• DATA EXTRACT:
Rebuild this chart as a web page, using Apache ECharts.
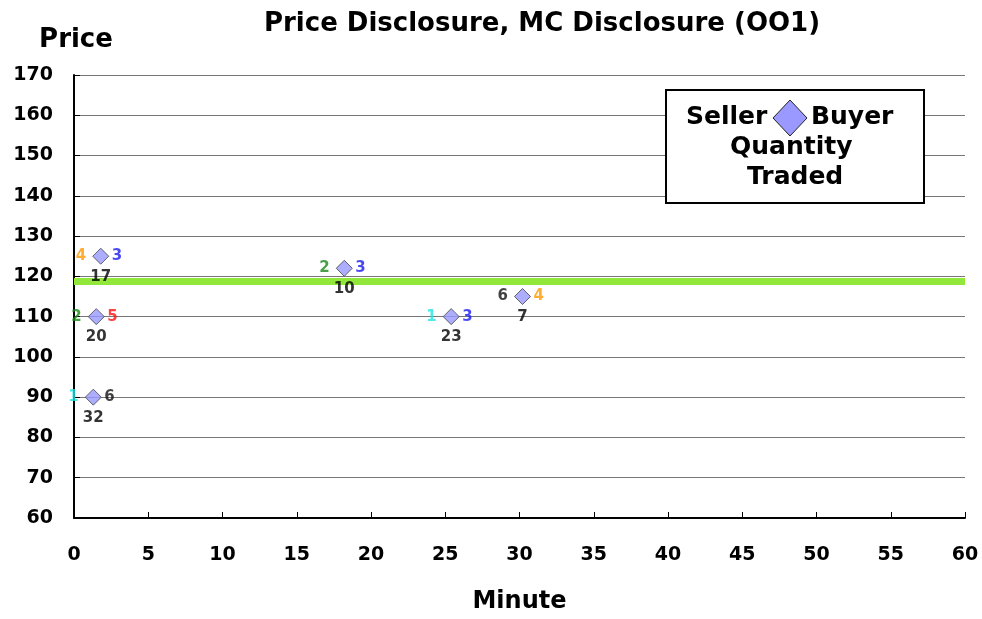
<!DOCTYPE html>
<html>
<head>
<meta charset="utf-8">
<title>Price Disclosure, MC Disclosure (OO1)</title>
<script src="https://cdn.jsdelivr.net/npm/echarts@6/dist/echarts.min.js"></script>
<style>html,body{margin:0;padding:0;background:#fff;}</style>
</head>
<body>
<div id="main" style="width:982px;height:619px;"></div>
<script type="text/javascript">
// trades: minute, price, seller id, buyer id, quantity traded
var minutes = [1.8, 1.5, 1.3, 18.2, 25.4, 30.2];
var prices = [125, 110, 90, 122, 110, 115];
var sellers = [4, 2, 1, 2, 1, 6];
var buyers = [3, 5, 6, 3, 3, 4];
var quantities = [17, 20, 32, 10, 23, 7];
var mcLine = 118.7;

var idColors = {1: '#22e5e5', 2: '#1a8a1a', 3: '#1a1aee', 4: '#ff9900', 5: '#ff1111', 6: '#111111'};
var font = '"DejaVu Sans", Verdana, sans-serif';

var pts = minutes.map(function (m, i) {
    return [m, prices[i], sellers[i], buyers[i], quantities[i]];
});

var rich = {};
for (var k in idColors) {
    rich['c' + k] = {color: idColors[k], fontWeight: 'bold', fontSize: 15, fontFamily: font};
}

var myChart = echarts.init(document.getElementById('main'));
var option = {
    backgroundColor: '#fff',
    animation: false,
    title: {
        text: 'Price Disclosure, MC Disclosure (OO1)',
        left: 537, top: 6, textAlign: 'center',
        textStyle: {fontFamily: font, fontWeight: 'bold', fontSize: 26, color: '#000'}
    },
    grid: {left: 74, right: 17, top: 75, bottom: 98},
    xAxis: {
        type: 'value', min: 0, max: 60, interval: 5,
        name: 'Minute', nameLocation: 'middle', nameGap: 72,
        nameTextStyle: {fontFamily: font, fontWeight: 'bold', fontSize: 24, color: '#000'},
        axisLine: {lineStyle: {color: '#000', width: 2}},
        axisTick: {show: true, inside: true, length: 6, lineStyle: {color: '#000', width: 1}},
        axisLabel: {fontFamily: font, fontWeight: 'bold', fontSize: 19, color: '#000', margin: 28},
        splitLine: {show: false}
    },
    yAxis: {
        type: 'value', min: 60, max: 170, interval: 10,
        name: 'Price', nameLocation: 'end', nameGap: 22,
        nameTextStyle: {fontFamily: font, fontWeight: 'bold', fontSize: 26, color: '#000', align: 'center', padding: [0, 0, 0, 4]},
        axisLine: {show: true, lineStyle: {color: '#000', width: 2}},
        axisTick: {show: true, inside: true, length: 6, lineStyle: {color: '#000', width: 1}},
        axisLabel: {fontFamily: font, fontWeight: 'bold', fontSize: 19, color: '#000', margin: 21},
        splitLine: {show: true, lineStyle: {color: '#777', width: 1.2}}
    },
    series: [
        {
            name: 'MC', type: 'line', symbol: 'none', z: 3,
            data: [[0, mcLine], [60, mcLine]],
            lineStyle: {color: '#92e83a', width: 7}
        },
        {
            name: 'trades', type: 'scatter', symbol: 'diamond', symbolSize: 16, z: 5,
            data: pts,
            itemStyle: {color: '#9999ff', borderColor: '#444', borderWidth: 1},
            label: {
                show: true, position: 'left', distance: 6,
                formatter: function (p) { return '{c' + p.value[2] + '|' + p.value[2] + '}'; },
                rich: rich
            }
        },
        {
            name: 'buyers', type: 'scatter', symbol: 'diamond', symbolSize: 16, z: 6,
            data: pts, silent: true,
            itemStyle: {color: 'rgba(0,0,0,0)', borderWidth: 0},
            label: {
                show: true, position: 'right', distance: 3,
                formatter: function (p) { return '{c' + p.value[3] + '|' + p.value[3] + '}'; },
                rich: rich
            }
        },
        {
            name: 'qty', type: 'scatter', symbol: 'diamond', symbolSize: 16, z: 6,
            data: pts, silent: true,
            itemStyle: {color: 'rgba(0,0,0,0)', borderWidth: 0},
            label: {
                show: true, position: 'bottom', distance: 5,
                formatter: function (p) { return p.value[4]; },
                color: '#000', fontWeight: 'bold', fontSize: 15, fontFamily: font
            }
        }
    ],
    graphic: [
        {
            type: 'rect', left: 665, top: 89, z: 10,
            shape: {width: 258, height: 113},
            style: {fill: '#fff', stroke: '#000', lineWidth: 2}
        },
        {
            type: 'text', left: 686, top: 105, z: 11,
            style: {text: 'Seller', fontFamily: font, fontWeight: 'bold', fontSize: 25, fill: '#000'}
        },
        {
            type: 'polygon', z: 11,
            shape: {points: [[790, 100], [807, 118], [790, 136], [773, 118]]},
            style: {fill: '#9999ff', stroke: '#222', lineWidth: 1}
        },
        {
            type: 'text', left: 811, top: 105, z: 11,
            style: {text: 'Buyer', fontFamily: font, fontWeight: 'bold', fontSize: 25, fill: '#000'}
        },
        {
            type: 'text', left: 730, top: 135, z: 11,
            style: {text: 'Quantity', fontFamily: font, fontWeight: 'bold', fontSize: 25, fill: '#000'}
        },
        {
            type: 'text', left: 747, top: 165, z: 11,
            style: {text: 'Traded', fontFamily: font, fontWeight: 'bold', fontSize: 25, fill: '#000'}
        }
    ]
};
myChart.setOption(option);
</script>
</body>
</html>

• WHAT TO DO:
Leave out the pictures and transcribe everything else exactly.

• RESPONSE:
Rebuild this chart as a web page, using Apache ECharts.
<!DOCTYPE html>
<html>
<head>
<meta charset="utf-8">
<title>Price Disclosure, MC Disclosure (OO1)</title>
<script src="https://cdn.jsdelivr.net/npm/echarts@6/dist/echarts.min.js"></script>
<style>html,body{margin:0;padding:0;background:#fff;}</style>
</head>
<body>
<div id="main" style="width:982px;height:619px;"></div>
<script type="text/javascript">
// trades: minute, price, seller id, buyer id, quantity traded
var minutes = [1.8, 1.5, 1.3, 18.2, 25.4, 30.2];
var prices = [125, 110, 90, 122, 110, 115];
var sellers = [4, 2, 1, 2, 1, 6];
var buyers = [3, 5, 6, 3, 3, 4];
var quantities = [17, 20, 32, 10, 23, 7];
var mcLine = 118.7;

var idColors = {1: '#22e5e5', 2: '#1a8a1a', 3: '#1a1aee', 4: '#ff9900', 5: '#ff1111', 6: '#111111'};
var font = '"DejaVu Sans", Verdana, sans-serif';

var pts = minutes.map(function (m, i) {
    return [m, prices[i], sellers[i], buyers[i], quantities[i]];
});

var rich = {};
for (var k in idColors) {
    rich['c' + k] = {color: idColors[k], fontWeight: 'bold', fontSize: 15, fontFamily: font};
}

var myChart = echarts.init(document.getElementById('main'));
var option = {
    backgroundColor: '#fff',
    animation: false,
    title: {
        text: 'Price Disclosure, MC Disclosure (OO1)',
        left: 537, top: 6, textAlign: 'center',
        textStyle: {fontFamily: font, fontWeight: 'bold', fontSize: 26, color: '#000'}
    },
    grid: {left: 74, right: 17, top: 75, bottom: 98},
    xAxis: {
        type: 'value', min: 0, max: 60, interval: 5,
        name: 'Minute', nameLocation: 'middle', nameGap: 72,
        nameTextStyle: {fontFamily: font, fontWeight: 'bold', fontSize: 24, color: '#000'},
        axisLine: {lineStyle: {color: '#000', width: 2}},
        axisTick: {show: true, inside: true, length: 6, lineStyle: {color: '#000', width: 1}},
        axisLabel: {fontFamily: font, fontWeight: 'bold', fontSize: 19, color: '#000', margin: 28},
        splitLine: {show: false}
    },
    yAxis: {
        type: 'value', min: 60, max: 170, interval: 10,
        name: 'Price', nameLocation: 'end', nameGap: 22,
        nameTextStyle: {fontFamily: font, fontWeight: 'bold', fontSize: 26, color: '#000', align: 'center', padding: [0, 0, 0, 4]},
        axisLine: {show: true, lineStyle: {color: '#000', width: 2}},
        axisTick: {show: true, inside: true, length: 6, lineStyle: {color: '#000', width: 1}},
        axisLabel: {fontFamily: font, fontWeight: 'bold', fontSize: 19, color: '#000', margin: 21},
        splitLine: {show: true, lineStyle: {color: '#777', width: 1.2}}
    },
    series: [
        {
            name: 'MC', type: 'line', symbol: 'none', z: 3,
            data: [[0, mcLine], [60, mcLine]],
            lineStyle: {color: '#92e83a', width: 7}
        },
        {
            name: 'trades', type: 'scatter', symbol: 'diamond', symbolSize: 16, z: 5,
            data: pts,
            itemStyle: {color: '#9999ff', borderColor: '#444', borderWidth: 1},
            label: {
                show: true, position: 'left', distance: 6,
                formatter: function (p) { return '{c' + p.value[2] + '|' + p.value[2] + '}'; },
                rich: rich
            }
        },
        {
            name: 'buyers', type: 'scatter', symbol: 'diamond', symbolSize: 16, z: 6,
            data: pts, silent: true,
            itemStyle: {color: 'rgba(0,0,0,0)', borderWidth: 0},
            label: {
                show: true, position: 'right', distance: 3,
                formatter: function (p) { return '{c' + p.value[3] + '|' + p.value[3] + '}'; },
                rich: rich
            }
        },
        {
            name: 'qty', type: 'scatter', symbol: 'diamond', symbolSize: 16, z: 6,
            data: pts, silent: true,
            itemStyle: {color: 'rgba(0,0,0,0)', borderWidth: 0},
            label: {
                show: true, position: 'bottom', distance: 5,
                formatter: function (p) { return p.value[4]; },
                color: '#000', fontWeight: 'bold', fontSize: 15, fontFamily: font
            }
        }
    ],
    graphic: [
        {
            type: 'rect', left: 665, top: 89, z: 10,
            shape: {width: 258, height: 113},
            style: {fill: '#fff', stroke: '#000', lineWidth: 2}
        },
        {
            type: 'text', left: 686, top: 105, z: 11,
            style: {text: 'Seller', fontFamily: font, fontWeight: 'bold', fontSize: 25, fill: '#000'}
        },
        {
            type: 'polygon', z: 11,
            shape: {points: [[790, 100], [807, 118], [790, 136], [773, 118]]},
            style: {fill: '#9999ff', stroke: '#222', lineWidth: 1}
        },
        {
            type: 'text', left: 811, top: 105, z: 11,
            style: {text: 'Buyer', fontFamily: font, fontWeight: 'bold', fontSize: 25, fill: '#000'}
        },
        {
            type: 'text', left: 730, top: 135, z: 11,
            style: {text: 'Quantity', fontFamily: font, fontWeight: 'bold', fontSize: 25, fill: '#000'}
        },
        {
            type: 'text', left: 747, top: 165, z: 11,
            style: {text: 'Traded', fontFamily: font, fontWeight: 'bold', fontSize: 25, fill: '#000'}
        }
    ]
};
myChart.setOption(option);
</script>
</body>
</html>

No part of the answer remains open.